Fusion Culture
Shen Wei Dance Arts melds Asian performance with modern dance and music of the West
By Katherine Catmull, Fri., April 4, 2003

Stunned-sounding reviewers use terms like "dreamlike" and "haunting" to describe the work of the new Shen Wei Dance Arts company. With its elegant, minimalist movement -- influenced by Butoh and by the stately pace of Chinese opera -- Shen Wei's work is clearly grounded in Asia. And yet it also reflects Shen's very 21st-century syncretic sensibility, which does not hesitate to fuse modern dance, Tibetan chants, and 16th-century English religious music in a single piece.
Shen Wei is something of a fusion himself: not only a brilliant dancer and choreographer but also a filmmaker and painter who has exhibited in Hong Kong and New York. He himself designs the group's spare, gorgeous, and sometimes quasi-surreal sets and costumes.
Shen spent his early childhood with his family in Hunan, China, living in the same building as the theatre where his father wrote, directed, and acted for a Xian opera company. At the age of 9, he was sent to study opera in the prestigious and demanding Hunan Arts School, an early exile from that which he has called a deep influence on his work.

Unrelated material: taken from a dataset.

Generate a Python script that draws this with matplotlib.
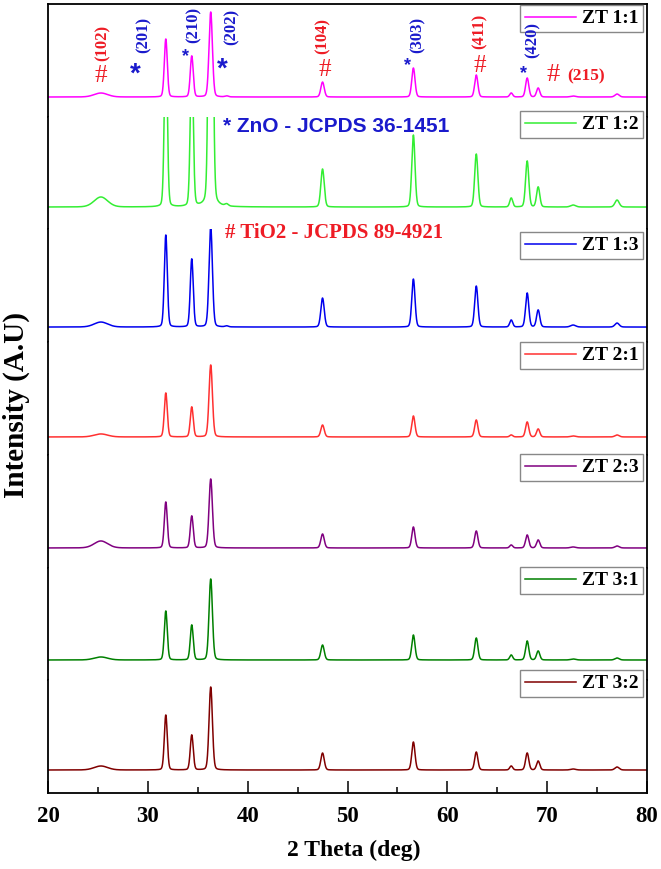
import numpy as np
import matplotlib
matplotlib.use('Agg')
import matplotlib.pyplot as plt

# XRD peaks (2 theta, deg) and their widths
peak_pos = [25.3, 31.8, 34.4, 36.3, 37.9, 47.5, 56.6, 62.9, 66.4, 68.0, 69.1, 72.6, 77.0]
peak_fwhm = [1.6, 0.35, 0.35, 0.4, 0.4, 0.4, 0.38, 0.38, 0.35, 0.38, 0.38, 0.6, 0.5]

samples = ['ZT 1:1', 'ZT 1:2', 'ZT 1:3', 'ZT 2:1', 'ZT 2:3', 'ZT 3:1', 'ZT 3:2']
zt11 = [4, 58, 41, 85, 1, 15, 29, 22, 4, 19, 9, 1, 3]
zt12 = [10, 170, 150, 600, 2, 38, 72, 53, 9, 46, 20, 2, 7]
zt13 = [5, 92, 68, 100, 1, 29, 48, 41, 7, 34, 17, 2, 4]
zt21 = [3, 44, 30, 72, 0, 12, 21, 17, 2, 15, 8, 1, 2]
zt23 = [7, 46, 32, 69, 0, 14, 21, 17, 3, 13, 8, 1, 2]
zt31 = [3, 49, 35, 81, 0, 15, 25, 22, 5, 19, 9, 1, 2]
zt32 = [4, 55, 35, 83, 0, 17, 28, 18, 4, 17, 9, 1, 3]
heights = [zt11, zt12, zt13, zt21, zt23, zt31, zt32]
colors = ['#FF00FF', '#33EE33', '#0000EE', '#FF3030', '#800080', '#008000', '#800000']

hkl = ['(102)', '(201)', '(210)', '(202)', '(104)', '(303)', '(411)', '(420)']
hkl_phase = ['#', '*', '*', '*', '#', '*', '#', '*']

# layout (reference pixels)
W, H = 661, 869
base_off = [19.7, 22.4, 15.1, 17.9, 19.6, 20.3, 23.0]
legend_top = [5, 111, 232, 342, 454, 567, 670]
hkl_xy = [(102.5, 61), (144, 53), (194, 43), (232, 45), (323, 54), (418, 53), (480, 49), (533, 58)]
sym_xy = [(101, 73), (135, 66), (186, 51), (222, 61), (325, 68), (408, 60), (480, 63), (524, 68)]
sym_size = [18, 20, 13, 20, 18, 13, 18, 13]

RED = '#EE1C25'
BLUE = '#1A1ACC'


def fx(px):
    return px / W


def fy(py):
    return 1 - py / H


plt.rcParams['font.family'] = ['Liberation Serif', 'DejaVu Serif']
plt.rcParams['font.weight'] = 'bold'

fig, axes = plt.subplots(7, 1, sharex=True, figsize=(6.61, 8.69), dpi=100)
fig.subplots_adjust(left=fx(48), right=fx(647), top=fy(4), bottom=fy(793), hspace=0)
panel_h = (793 - 4) / 7

x = np.linspace(20, 80, 4001)


def profile(hs):
    y = np.zeros_like(x)
    for c, h, w in zip(peak_pos, hs, peak_fwhm):
        g = np.exp(-4 * np.log(2) * ((x - c) / w) ** 2)
        lo = 1 / (1 + 4 * ((x - c) / w) ** 2)
        y += h * (0.85 * g + 0.15 * lo)
    return y


for i, ax in enumerate(axes):
    ax.plot(x, profile(heights[i]), color=colors[i], lw=1.1, label=samples[i])
    ax.set_ylim(-base_off[i], panel_h - base_off[i])
    ax.set_xlim(20, 80)
    ax.set_yticks([])
    for s in ax.spines.values():
        s.set_linewidth(1.3)
    ax.spines['top'].set_visible(i == 0)
    ax.spines['bottom'].set_visible(i == 6)
    ax.tick_params(axis='x', which='both', bottom=(i == 6), labelbottom=(i == 6))
    leg = ax.legend(loc='upper right', bbox_to_anchor=(fx(643), fy(legend_top[i])),
                    bbox_transform=fig.transFigure, borderaxespad=0, fancybox=False,
                    edgecolor='#888888', framealpha=1, fontsize=14, handlelength=2.6,
                    handletextpad=0.3, borderpad=0.25)
    leg.get_frame().set_linewidth(1.0)

axb = axes[-1]
axb.set_xticks(np.arange(20, 81, 10))
axb.set_xticks(np.arange(25, 80, 10), minor=True)
axb.tick_params(axis='x', which='major', direction='in', length=8.6, width=1.1,
                labelsize=16.5, pad=9)
axb.tick_params(axis='x', which='minor', direction='in', length=4.5, width=1.1)
axb.set_xlabel('2 Theta (deg)', fontsize=17, fontweight='bold')
axb.xaxis.set_label_coords((354 - 48) / 599, -(840 - 793) / panel_h)

fig.text(fx(16), fy(405), 'Intensity (A.U)', rotation=90, ha='center', va='center',
         fontsize=21, fontweight='bold')

# phase references
fig.text(fx(223), fy(132), '* ZnO - JCPDS 36-1451', ha='left', va='baseline',
         fontsize=15, fontweight='bold', color=BLUE, family='Liberation Sans')
fig.text(fx(225), fy(238), '# TiO2 - JCPDS 89-4921', ha='left', va='baseline',
         fontsize=15, fontweight='bold', color=RED)

# peak indexing on top pattern
for lab, ph, (hx, hy), (sx, sy), ss in zip(hkl, hkl_phase, hkl_xy, sym_xy, sym_size):
    col = RED if ph == '#' else BLUE
    fig.text(fx(hx), fy(hy), lab, rotation=90, ha='center', va='bottom',
             fontsize=12, fontweight='bold', color=col)
    em = ss * 100 / 72
    if ph == '#':
        fig.text(fx(sx), fy(sy + 0.34 * em), ph, ha='center', va='baseline',
                 fontsize=ss, fontweight='normal', color=col)
    else:
        fig.text(fx(sx), fy(sy + 0.57 * em), ph, ha='center', va='baseline',
                 fontsize=ss, fontweight='bold', color=col, family='Liberation Sans')

em = 19 * 100 / 72
fig.text(fx(553), fy(72 + 0.34 * em), '#', ha='center', va='baseline', fontsize=19,
         fontweight='normal', color=RED)
fig.text(fx(586), fy(76), '(215)', ha='center', va='center', fontsize=12.5,
         fontweight='bold', color=RED)

fig.savefig('out.png', dpi=100)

After a stint with the Hunan State Xian Opera Company ("I see Chinese opera as an avant-garde form," Shen said recently), he became a founding member of China's first modern-dance group, the Guangdong Modern Dance Company. But after harassment from the Chinese bureaucracy, Shen relocated to New York City in 1995, forming the 12-member Shen Wei Dance Arts company in 2001.
The two works Shen Wei will present on Thursday, April 10, reflect the diverse influences on Shen himself. The first, Rite of Spring (1), was named one of the year's Top 10 dance moments by New York Times dance critic Anna Kisselgoff. Set to Fazil Say's recording of the original four-hand piano version of Stravinsky's masterpiece, it was developed in part through improvisation. The final piece retains both a highly formal structure and elements of what Shen calls "movement intuition" and chance.

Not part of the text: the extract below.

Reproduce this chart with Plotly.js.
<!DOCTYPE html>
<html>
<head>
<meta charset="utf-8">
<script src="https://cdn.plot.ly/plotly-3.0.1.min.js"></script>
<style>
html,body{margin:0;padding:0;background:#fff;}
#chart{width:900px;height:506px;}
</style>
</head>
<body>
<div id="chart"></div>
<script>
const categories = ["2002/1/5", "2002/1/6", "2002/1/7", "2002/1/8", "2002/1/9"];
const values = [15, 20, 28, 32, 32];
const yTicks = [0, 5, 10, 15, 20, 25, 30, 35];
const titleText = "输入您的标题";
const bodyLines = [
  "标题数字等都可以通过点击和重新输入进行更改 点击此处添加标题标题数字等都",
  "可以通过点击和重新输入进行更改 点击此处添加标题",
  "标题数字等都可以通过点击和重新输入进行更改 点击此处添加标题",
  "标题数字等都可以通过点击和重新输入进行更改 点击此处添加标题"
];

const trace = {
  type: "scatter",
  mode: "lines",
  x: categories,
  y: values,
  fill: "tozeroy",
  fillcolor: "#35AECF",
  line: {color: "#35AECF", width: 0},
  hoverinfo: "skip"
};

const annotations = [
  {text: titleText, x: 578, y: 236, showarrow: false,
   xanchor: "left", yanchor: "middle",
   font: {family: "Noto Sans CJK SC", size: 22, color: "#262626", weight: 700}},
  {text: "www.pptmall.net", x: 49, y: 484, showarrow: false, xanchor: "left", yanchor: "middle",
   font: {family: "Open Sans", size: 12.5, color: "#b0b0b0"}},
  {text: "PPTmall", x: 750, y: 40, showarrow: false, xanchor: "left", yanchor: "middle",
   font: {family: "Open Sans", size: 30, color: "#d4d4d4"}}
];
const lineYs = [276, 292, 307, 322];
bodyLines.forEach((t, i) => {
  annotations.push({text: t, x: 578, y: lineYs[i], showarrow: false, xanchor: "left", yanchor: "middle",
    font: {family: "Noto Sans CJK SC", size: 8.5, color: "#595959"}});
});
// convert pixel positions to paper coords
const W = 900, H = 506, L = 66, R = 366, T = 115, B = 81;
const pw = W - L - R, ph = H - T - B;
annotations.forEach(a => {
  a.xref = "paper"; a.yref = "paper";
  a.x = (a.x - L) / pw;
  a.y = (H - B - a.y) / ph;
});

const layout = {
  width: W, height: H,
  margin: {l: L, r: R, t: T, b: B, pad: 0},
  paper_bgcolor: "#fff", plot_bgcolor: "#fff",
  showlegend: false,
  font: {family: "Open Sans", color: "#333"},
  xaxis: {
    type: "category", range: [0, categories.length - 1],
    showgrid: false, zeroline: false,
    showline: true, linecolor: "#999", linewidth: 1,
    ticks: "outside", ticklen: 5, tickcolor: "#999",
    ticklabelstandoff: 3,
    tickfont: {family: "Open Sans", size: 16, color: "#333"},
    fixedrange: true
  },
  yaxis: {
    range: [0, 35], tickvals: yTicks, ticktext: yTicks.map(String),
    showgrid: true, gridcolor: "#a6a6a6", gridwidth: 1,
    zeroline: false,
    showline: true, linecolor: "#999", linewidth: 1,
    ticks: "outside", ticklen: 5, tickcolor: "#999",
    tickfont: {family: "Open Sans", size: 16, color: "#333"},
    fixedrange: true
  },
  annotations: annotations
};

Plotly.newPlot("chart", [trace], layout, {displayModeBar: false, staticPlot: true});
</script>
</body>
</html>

Folding will be performed to Tibetan Buddhist chants and John Taverner's 16th-century Last Sleep of the Virgin. Shen originally choreographed this 40-minute piece in 2000 for his friends at the Guangdong Modern Dance Company. At the rear of the stage hangs a Chinese painting: a gray ocean with three fish. In this setting, androgynous figures in red half-ball gowns, their heads strangely extended by pale bulbous wigs, move and bond and separate across the stage.

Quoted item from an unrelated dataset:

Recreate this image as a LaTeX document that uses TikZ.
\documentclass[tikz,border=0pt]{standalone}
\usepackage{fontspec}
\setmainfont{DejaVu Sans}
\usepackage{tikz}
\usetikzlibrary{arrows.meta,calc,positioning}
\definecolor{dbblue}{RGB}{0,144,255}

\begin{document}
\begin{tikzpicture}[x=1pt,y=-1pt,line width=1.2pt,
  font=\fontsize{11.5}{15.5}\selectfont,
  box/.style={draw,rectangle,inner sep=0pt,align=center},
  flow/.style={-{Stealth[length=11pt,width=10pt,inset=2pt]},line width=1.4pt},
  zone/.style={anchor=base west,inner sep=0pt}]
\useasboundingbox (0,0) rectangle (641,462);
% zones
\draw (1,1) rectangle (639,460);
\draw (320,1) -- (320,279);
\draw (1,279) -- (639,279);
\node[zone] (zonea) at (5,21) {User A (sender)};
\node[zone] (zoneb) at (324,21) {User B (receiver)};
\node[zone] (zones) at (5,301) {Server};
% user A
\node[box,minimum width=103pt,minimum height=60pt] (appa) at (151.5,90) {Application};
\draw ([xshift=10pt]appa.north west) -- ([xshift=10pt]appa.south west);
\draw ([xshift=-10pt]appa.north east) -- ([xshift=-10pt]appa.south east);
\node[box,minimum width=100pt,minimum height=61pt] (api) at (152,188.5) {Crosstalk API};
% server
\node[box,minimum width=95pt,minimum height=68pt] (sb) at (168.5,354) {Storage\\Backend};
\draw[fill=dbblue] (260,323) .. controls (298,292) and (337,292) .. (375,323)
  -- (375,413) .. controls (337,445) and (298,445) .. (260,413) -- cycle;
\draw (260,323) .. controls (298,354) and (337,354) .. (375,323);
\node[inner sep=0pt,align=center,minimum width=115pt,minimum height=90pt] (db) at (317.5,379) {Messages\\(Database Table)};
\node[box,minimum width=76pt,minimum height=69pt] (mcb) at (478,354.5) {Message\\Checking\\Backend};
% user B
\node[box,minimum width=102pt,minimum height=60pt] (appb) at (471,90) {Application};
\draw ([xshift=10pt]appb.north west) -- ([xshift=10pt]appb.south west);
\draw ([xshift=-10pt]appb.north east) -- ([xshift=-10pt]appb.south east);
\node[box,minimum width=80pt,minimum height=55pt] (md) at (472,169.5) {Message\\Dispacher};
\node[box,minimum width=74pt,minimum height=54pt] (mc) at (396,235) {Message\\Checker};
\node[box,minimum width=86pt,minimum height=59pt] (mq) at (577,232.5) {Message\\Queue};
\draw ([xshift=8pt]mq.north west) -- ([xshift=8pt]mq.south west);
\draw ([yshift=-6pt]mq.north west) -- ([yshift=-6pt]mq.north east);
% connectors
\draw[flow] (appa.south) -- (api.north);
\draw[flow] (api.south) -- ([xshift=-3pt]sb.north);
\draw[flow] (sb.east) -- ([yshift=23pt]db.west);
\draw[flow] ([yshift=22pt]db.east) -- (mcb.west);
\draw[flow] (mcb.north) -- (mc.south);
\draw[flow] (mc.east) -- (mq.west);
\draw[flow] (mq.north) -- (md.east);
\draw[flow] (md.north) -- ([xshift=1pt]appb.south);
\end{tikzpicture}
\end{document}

When the passionate scarlet of Stravinsky's Rite of Spring is combined in a single evening with the ethereal, crystalline tones of the Taverner piece, it suggests a choreographer with an extraordinarily encompassing vision. "Unless there are other colors around, you don't know what color you are," Shen Wei told The New York Times. Austin will be among the first cities in the country to see this acclaimed new group whose palette spans countries and centuries. It's a chance that shouldn't be missed.